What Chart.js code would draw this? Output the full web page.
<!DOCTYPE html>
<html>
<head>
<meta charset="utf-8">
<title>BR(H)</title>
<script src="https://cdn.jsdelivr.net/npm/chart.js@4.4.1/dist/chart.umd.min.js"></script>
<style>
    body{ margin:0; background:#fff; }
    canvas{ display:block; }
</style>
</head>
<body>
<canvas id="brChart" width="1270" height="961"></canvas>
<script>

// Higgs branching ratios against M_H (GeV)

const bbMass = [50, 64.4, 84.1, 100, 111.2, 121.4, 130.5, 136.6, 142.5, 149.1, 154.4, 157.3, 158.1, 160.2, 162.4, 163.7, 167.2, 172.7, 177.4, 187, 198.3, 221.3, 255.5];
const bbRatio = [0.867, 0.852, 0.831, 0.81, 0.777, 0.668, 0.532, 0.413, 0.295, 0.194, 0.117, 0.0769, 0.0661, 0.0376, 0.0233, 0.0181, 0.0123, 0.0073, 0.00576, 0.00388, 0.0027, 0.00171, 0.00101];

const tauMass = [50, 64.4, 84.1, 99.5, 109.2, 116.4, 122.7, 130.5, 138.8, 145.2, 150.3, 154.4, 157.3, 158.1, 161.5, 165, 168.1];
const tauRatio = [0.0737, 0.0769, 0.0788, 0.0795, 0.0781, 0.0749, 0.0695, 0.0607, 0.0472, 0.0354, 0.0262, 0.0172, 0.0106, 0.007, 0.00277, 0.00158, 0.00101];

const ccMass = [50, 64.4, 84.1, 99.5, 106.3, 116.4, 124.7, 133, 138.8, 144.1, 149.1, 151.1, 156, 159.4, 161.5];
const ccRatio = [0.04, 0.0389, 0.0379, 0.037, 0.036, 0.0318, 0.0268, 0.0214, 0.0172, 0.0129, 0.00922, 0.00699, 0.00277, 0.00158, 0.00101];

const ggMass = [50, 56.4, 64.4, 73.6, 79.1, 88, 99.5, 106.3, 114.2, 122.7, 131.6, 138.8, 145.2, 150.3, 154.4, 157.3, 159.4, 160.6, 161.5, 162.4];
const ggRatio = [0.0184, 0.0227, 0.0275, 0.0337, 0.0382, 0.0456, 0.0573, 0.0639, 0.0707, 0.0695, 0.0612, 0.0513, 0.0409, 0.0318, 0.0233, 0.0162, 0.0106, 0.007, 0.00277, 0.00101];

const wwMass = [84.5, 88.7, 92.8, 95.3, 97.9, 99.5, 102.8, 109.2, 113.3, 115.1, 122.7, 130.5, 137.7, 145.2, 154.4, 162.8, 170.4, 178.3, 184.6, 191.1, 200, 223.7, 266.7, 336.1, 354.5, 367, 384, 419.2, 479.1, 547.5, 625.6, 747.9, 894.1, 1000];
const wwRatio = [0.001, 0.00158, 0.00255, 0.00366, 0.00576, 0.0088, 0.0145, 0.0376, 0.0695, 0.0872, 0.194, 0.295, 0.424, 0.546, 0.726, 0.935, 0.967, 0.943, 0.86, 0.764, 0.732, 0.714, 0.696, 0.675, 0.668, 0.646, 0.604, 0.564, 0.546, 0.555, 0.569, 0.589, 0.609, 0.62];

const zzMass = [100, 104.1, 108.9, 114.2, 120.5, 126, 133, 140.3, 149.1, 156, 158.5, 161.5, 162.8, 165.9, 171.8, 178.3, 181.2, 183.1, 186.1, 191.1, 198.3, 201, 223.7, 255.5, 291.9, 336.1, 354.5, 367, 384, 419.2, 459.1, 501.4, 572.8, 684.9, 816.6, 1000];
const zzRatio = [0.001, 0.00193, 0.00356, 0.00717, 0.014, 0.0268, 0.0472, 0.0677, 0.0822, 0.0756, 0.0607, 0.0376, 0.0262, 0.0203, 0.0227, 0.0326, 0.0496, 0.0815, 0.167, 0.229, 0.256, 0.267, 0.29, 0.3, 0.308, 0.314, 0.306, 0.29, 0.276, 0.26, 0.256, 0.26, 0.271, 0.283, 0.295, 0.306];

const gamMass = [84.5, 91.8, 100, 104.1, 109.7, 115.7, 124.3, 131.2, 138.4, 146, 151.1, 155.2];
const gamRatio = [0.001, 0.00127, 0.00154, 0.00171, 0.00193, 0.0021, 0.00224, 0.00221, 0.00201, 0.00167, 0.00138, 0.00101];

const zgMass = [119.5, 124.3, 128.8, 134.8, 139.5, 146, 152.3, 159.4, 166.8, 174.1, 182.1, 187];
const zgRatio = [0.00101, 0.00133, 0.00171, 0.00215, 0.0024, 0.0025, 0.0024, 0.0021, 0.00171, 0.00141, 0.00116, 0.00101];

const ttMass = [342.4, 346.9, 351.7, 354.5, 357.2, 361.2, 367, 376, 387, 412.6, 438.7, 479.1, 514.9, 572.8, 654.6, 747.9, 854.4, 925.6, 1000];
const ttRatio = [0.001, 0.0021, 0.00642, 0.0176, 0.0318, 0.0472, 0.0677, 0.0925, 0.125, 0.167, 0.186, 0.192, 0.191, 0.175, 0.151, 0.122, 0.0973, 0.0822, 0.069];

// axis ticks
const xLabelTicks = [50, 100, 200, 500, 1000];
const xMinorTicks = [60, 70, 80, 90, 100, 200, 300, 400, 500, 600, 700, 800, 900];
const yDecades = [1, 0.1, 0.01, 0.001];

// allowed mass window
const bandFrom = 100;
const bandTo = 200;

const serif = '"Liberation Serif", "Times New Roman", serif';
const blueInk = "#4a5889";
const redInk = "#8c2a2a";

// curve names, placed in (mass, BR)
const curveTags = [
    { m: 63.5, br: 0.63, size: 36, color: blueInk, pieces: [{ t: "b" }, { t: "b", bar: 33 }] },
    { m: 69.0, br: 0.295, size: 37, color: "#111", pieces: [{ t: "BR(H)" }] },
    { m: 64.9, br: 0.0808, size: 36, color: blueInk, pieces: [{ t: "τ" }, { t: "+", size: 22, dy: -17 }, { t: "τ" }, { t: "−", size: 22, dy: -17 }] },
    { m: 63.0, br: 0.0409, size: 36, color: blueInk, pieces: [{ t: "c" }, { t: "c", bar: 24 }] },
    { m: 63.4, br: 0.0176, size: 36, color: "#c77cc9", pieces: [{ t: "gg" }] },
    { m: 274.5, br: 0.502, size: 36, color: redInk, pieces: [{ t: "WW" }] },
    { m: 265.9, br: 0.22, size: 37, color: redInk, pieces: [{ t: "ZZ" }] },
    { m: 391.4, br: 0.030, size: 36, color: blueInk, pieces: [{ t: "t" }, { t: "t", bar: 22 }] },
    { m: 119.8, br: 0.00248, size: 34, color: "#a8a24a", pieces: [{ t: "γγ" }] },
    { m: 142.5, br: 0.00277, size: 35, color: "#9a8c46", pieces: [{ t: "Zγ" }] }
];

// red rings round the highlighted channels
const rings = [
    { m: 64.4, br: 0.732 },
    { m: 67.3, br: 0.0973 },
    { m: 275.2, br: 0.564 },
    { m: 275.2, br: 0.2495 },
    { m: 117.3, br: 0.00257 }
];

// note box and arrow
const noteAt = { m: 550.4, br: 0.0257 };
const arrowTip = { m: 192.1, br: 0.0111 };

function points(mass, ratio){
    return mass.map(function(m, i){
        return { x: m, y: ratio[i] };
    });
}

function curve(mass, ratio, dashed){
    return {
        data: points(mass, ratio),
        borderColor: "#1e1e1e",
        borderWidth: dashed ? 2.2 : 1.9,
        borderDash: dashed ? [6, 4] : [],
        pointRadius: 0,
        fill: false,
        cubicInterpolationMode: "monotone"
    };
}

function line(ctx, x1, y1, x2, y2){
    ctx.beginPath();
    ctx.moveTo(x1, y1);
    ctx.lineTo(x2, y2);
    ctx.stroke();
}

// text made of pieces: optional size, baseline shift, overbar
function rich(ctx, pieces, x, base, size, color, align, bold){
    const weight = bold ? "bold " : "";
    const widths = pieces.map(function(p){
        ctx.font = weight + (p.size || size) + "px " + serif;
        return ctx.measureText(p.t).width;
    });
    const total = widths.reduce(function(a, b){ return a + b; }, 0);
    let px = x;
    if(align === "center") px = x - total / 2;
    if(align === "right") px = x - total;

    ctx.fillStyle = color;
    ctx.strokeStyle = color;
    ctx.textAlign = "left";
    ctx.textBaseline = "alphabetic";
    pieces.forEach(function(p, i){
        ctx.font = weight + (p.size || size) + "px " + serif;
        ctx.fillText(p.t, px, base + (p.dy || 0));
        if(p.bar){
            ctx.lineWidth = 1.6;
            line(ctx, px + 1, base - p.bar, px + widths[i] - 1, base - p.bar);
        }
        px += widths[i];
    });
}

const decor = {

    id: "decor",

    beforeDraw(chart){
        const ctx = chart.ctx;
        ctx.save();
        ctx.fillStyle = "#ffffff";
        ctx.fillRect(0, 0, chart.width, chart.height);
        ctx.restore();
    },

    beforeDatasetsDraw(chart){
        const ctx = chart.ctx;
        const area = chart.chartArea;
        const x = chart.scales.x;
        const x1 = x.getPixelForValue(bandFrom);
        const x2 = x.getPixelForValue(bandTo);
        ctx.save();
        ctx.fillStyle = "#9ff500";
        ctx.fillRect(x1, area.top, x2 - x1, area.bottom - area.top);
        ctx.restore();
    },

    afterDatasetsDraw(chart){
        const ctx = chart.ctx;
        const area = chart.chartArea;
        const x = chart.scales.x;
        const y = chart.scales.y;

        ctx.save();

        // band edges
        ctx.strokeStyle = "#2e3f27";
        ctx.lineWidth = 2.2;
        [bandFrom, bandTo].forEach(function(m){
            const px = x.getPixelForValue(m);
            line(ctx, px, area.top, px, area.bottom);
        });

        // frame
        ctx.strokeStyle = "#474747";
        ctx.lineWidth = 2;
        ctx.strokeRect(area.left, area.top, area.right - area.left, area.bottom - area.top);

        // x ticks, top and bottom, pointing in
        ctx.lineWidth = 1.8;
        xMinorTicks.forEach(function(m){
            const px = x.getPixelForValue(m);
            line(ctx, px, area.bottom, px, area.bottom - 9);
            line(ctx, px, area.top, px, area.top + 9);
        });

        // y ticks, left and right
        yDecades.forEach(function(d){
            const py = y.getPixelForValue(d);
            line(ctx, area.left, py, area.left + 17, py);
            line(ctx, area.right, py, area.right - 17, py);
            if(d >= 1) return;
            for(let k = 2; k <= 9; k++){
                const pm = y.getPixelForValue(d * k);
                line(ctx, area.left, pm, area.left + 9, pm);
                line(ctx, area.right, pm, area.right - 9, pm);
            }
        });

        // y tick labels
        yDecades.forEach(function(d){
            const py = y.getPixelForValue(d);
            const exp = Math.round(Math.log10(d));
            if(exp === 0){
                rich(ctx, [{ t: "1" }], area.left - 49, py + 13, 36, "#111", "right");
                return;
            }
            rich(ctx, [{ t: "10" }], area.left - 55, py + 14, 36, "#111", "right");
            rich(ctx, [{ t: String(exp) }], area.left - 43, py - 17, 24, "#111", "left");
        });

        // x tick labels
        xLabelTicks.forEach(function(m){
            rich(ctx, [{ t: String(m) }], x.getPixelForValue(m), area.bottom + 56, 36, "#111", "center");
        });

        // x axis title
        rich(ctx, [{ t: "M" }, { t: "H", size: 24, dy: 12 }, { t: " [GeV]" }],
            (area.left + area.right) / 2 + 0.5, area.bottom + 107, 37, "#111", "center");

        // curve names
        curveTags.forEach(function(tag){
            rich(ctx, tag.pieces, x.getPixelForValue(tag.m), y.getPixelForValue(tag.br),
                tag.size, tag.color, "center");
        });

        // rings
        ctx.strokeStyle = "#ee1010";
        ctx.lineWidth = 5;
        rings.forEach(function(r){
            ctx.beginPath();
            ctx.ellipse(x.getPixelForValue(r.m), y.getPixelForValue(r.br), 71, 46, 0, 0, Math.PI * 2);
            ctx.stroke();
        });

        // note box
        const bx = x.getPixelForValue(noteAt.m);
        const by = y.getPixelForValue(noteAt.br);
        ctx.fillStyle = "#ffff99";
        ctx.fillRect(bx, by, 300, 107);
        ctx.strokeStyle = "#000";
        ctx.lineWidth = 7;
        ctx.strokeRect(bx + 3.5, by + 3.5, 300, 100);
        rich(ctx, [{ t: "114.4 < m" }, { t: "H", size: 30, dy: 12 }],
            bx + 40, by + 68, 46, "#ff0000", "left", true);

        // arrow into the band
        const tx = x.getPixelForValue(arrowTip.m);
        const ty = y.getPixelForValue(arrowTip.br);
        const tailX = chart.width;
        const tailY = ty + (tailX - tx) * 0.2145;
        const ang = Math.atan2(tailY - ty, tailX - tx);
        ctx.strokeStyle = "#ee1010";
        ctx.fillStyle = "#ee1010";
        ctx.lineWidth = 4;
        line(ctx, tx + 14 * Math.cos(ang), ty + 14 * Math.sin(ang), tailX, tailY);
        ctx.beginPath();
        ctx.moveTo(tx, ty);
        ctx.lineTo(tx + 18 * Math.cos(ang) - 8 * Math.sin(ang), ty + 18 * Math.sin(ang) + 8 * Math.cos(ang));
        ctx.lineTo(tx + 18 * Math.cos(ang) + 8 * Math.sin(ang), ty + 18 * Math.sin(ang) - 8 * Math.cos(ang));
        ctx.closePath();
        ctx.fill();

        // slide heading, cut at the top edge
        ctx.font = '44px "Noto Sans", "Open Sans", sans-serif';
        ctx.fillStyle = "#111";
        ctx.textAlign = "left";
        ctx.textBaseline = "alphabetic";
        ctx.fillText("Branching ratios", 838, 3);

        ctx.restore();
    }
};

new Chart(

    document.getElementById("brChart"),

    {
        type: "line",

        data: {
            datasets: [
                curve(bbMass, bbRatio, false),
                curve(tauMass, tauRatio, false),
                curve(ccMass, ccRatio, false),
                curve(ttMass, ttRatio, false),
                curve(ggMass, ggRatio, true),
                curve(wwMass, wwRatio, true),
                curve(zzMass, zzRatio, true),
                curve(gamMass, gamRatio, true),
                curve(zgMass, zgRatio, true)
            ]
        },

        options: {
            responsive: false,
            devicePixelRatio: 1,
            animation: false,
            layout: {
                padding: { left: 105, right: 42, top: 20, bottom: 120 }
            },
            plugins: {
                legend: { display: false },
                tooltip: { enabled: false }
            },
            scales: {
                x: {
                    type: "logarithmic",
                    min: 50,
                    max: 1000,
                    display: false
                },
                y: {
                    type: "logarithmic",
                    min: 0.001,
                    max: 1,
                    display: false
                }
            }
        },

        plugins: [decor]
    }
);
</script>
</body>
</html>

■ ■ ■

**TASK BRIEF**:
Please reproduce exactly the lines above, beginning with the first and ending with the line that contains "against M_H (GeV)", and include nothing outside that range.

**RESULT OF THE TASK**:
What Chart.js code would draw this? Output the full web page.
<!DOCTYPE html>
<html>
<head>
<meta charset="utf-8">
<title>BR(H)</title>
<script src="https://cdn.jsdelivr.net/npm/chart.js@4.4.1/dist/chart.umd.min.js"></script>
<style>
    body{ margin:0; background:#fff; }
    canvas{ display:block; }
</style>
</head>
<body>
<canvas id="brChart" width="1270" height="961"></canvas>
<script>

// Higgs branching ratios against M_H (GeV)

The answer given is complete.